Siempre cabe la esperanza de que no sea así, de que nos aguarde después otra realidad, otro mundo que a nuestro entendimiento ahora se escapa. Soñamos con el paraíso, sin saber cómo habrá de ser y cómo podría existir alguno que no sea ver atardecer, saborear un buen café, escuchar una canción que nos gusta… Cómo puede haber paraíso sin los ojos de quienes queremos, sin el mar, sin olor a campo y tierra mojada, sin la luz esperanzada del amanecer, sin respirar el aire fresco de la mañana, sin todo lo que aligera la vida cuando pesa y cansa. Nada sabemos ni podemos saber a ciencia cierta del más allá, aunque la fe anhela que algo haya. Sabemos solamente que estamos de paso y que en esta vida debemos emplearnos a fondo porque cada día es un misterio y un regalo, y porque ignoramos el día y la hora en que se acabará esta aventura. Por eso, conviene vivir con ilusión, a ser posible, disfrutando de lo que nos hace felices. Sabernos de paso nos vuelve guardianes del hielo y, como en el poema del peruano José Watanabe, nuestra misión es la de “amar lo que tan rápido fuga”, cuidar lo fugaz bajo el sol, aun sabiendo que el hielo se derrite inevitablemente, que el tiempo se nos acabará un día. Aprovecharlo es nuestra tarea más urgente, aunque se nos escurra como agua entre los dedos y no podamos detenerlo salvo en los recuerdos.

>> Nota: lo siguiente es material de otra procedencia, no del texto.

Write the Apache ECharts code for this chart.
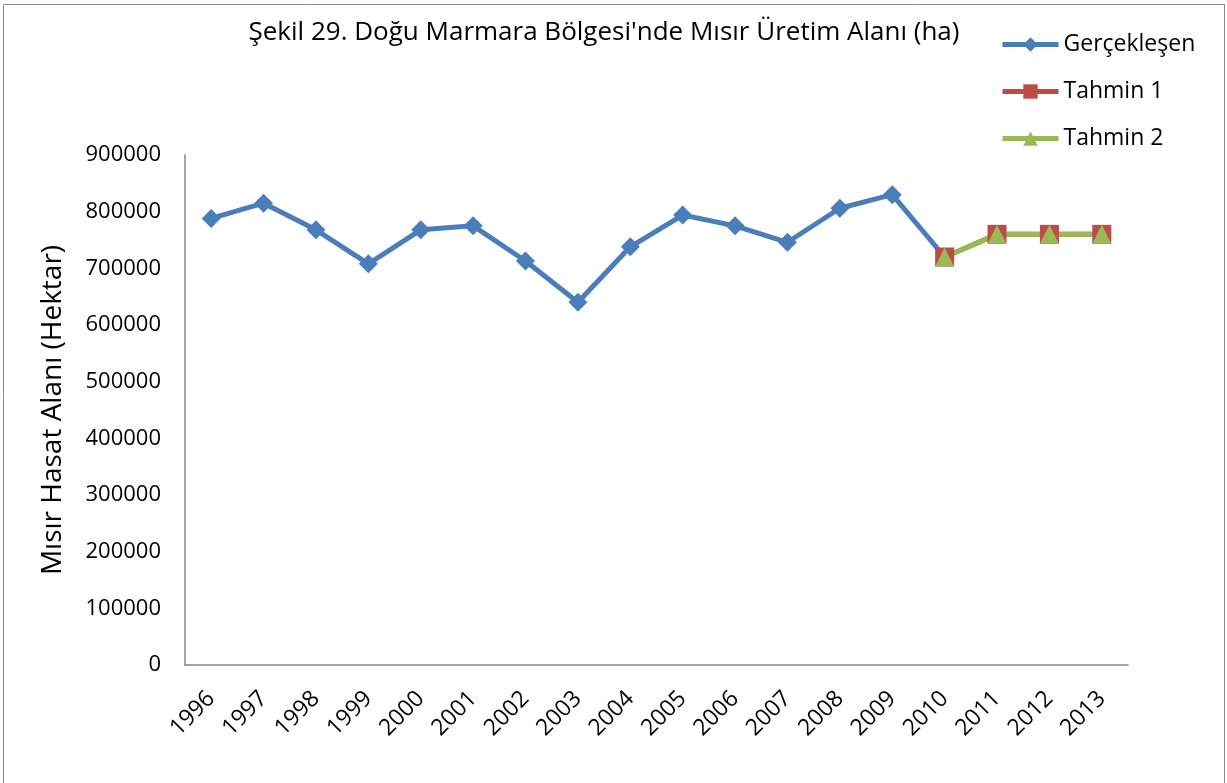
<!DOCTYPE html>
<html>
<head>
<meta charset="utf-8">
<script src="https://cdn.jsdelivr.net/npm/echarts@6/dist/echarts.min.js"></script>
<style>
html, body { margin: 0; padding: 0; background: #fff; }
#chart { width: 1227px; height: 783px; }
</style>
</head>
<body>
<div id="chart"></div>
<script>
const years = ['1996','1997','1998','1999','2000','2001','2002','2003','2004','2005','2006','2007','2008','2009','2010','2011','2012','2013']
const gerceklesen = [788000, 815000, 768000, 708000, 768000, 775000, 713000, 640000, 738000, 794000, 775000, 746000, 806000, 830000, 720000]
const tahmin1 = [null, null, null, null, null, null, null, null, null, null, null, null, null, null, 720000, 760000, 760000, 760000]
const tahmin2 = [null, null, null, null, null, null, null, null, null, null, null, null, null, null, 720000, 760000, 760000, 760000]

const FONT = 'Open Sans'
let chart = echarts.init(document.getElementById('chart'))
chart.setOption({
  animation: false,
  textStyle: { fontFamily: FONT },
  graphic: [{
    type: 'rect',
    shape: { x: 3.5, y: 4.5, width: 1221, height: 790 },
    style: { fill: 'none', stroke: '#8a8a8a', lineWidth: 1 }
  }],
  title: {
    text: "Şekil 29. Doğu Marmara Bölgesi'nde Mısır Üretim Alanı (ha)",
    left: 599, top: 15, textAlign: 'center',
    textStyle: { fontSize: 26, fontWeight: 'normal', color: '#000', fontFamily: FONT }
  },
  legend: {
    orient: 'vertical',
    left: 1000, top: 33, padding: 0,
    itemWidth: 56, itemHeight: 18, itemGap: 24,
    lineStyle: { width: 5 },
    textStyle: { fontSize: 23, color: '#000', fontFamily: FONT },
    data: ['Gerçekleşen', 'Tahmin 1', 'Tahmin 2']
  },
  grid: { left: 185, right: 99, top: 155, bottom: 118 },
  xAxis: {
    type: 'category',
    data: years,
    boundaryGap: true,
    axisLine: { lineStyle: { color: '#868686', width: 1.5 } },
    axisTick: { show: false },
    axisLabel: { rotate: 45, fontSize: 23, color: '#000', margin: 30 }
  },
  yAxis: {
    type: 'value',
    min: 0, max: 900000, interval: 100000,
    name: 'Mısır Hasat Alanı (Hektar)',
    nameLocation: 'middle', nameGap: 118, nameRotate: 90,
    nameTextStyle: { fontSize: 28, color: '#000', fontFamily: FONT },
    axisLine: { show: true, lineStyle: { color: '#868686', width: 1.5 } },
    axisTick: { show: false },
    splitLine: { show: false },
    axisLabel: { fontSize: 22, color: '#000', margin: 24, formatter: v => String(v) }
  },
  series: [
    {
      name: 'Gerçekleşen', type: 'line', data: gerceklesen,
      symbol: 'diamond', symbolSize: 19,
      lineStyle: { color: '#4A7EBB', width: 5 },
      itemStyle: { color: '#4A7EBB' }
    },
    {
      name: 'Tahmin 1', type: 'line', data: tahmin1,
      symbol: 'rect', symbolSize: 19,
      lineStyle: { color: '#BE4B48', width: 5 },
      itemStyle: { color: '#BE4B48' }
    },
    {
      name: 'Tahmin 2', type: 'line', data: tahmin2,
      symbol: 'triangle', symbolSize: 19,
      lineStyle: { color: '#98B954', width: 5 },
      itemStyle: { color: '#98B954' }
    }
  ]
})
</script>
</body>
</html>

Noviembre, con las velas y flores a los difuntos, es un recordatorio de que esto de vivir se acaba y, a la vez, un aldabonazo en nuestra conciencia, que nos urge a vivir sin demorar la dicha, huidiza y esquiva. Vivir es lo que importa, centrarse en el día entre manos, aprovechando la felicidad, si pasa rozándonos, y dándole cobijo en lo cotidiano, donde a menudo se refugia, en medio de nuestros quehaceres diarios. Que la llamada a vivir que nos hace noviembre no sea una llamada perdida. Devolvámosle la llamada. Que a la muerte solo cabe plantarle cara abrazándose a la vida y volcándose en ella y en exprimirla al máximo mientras se viva. Y así podremos decir, con José Hierro, “yo que he sentido una vez en mis manos temblar la alegría, no podré morir nunca”. Porque cada vez que nos sentimos felices es como si fuéramos eternos y le hiciéramos un quiebro a la muerte, por más que ella nos aguarde al final, indolente, y acabe ganando la partida. Y solo la esperanza de más vida la sobreviva.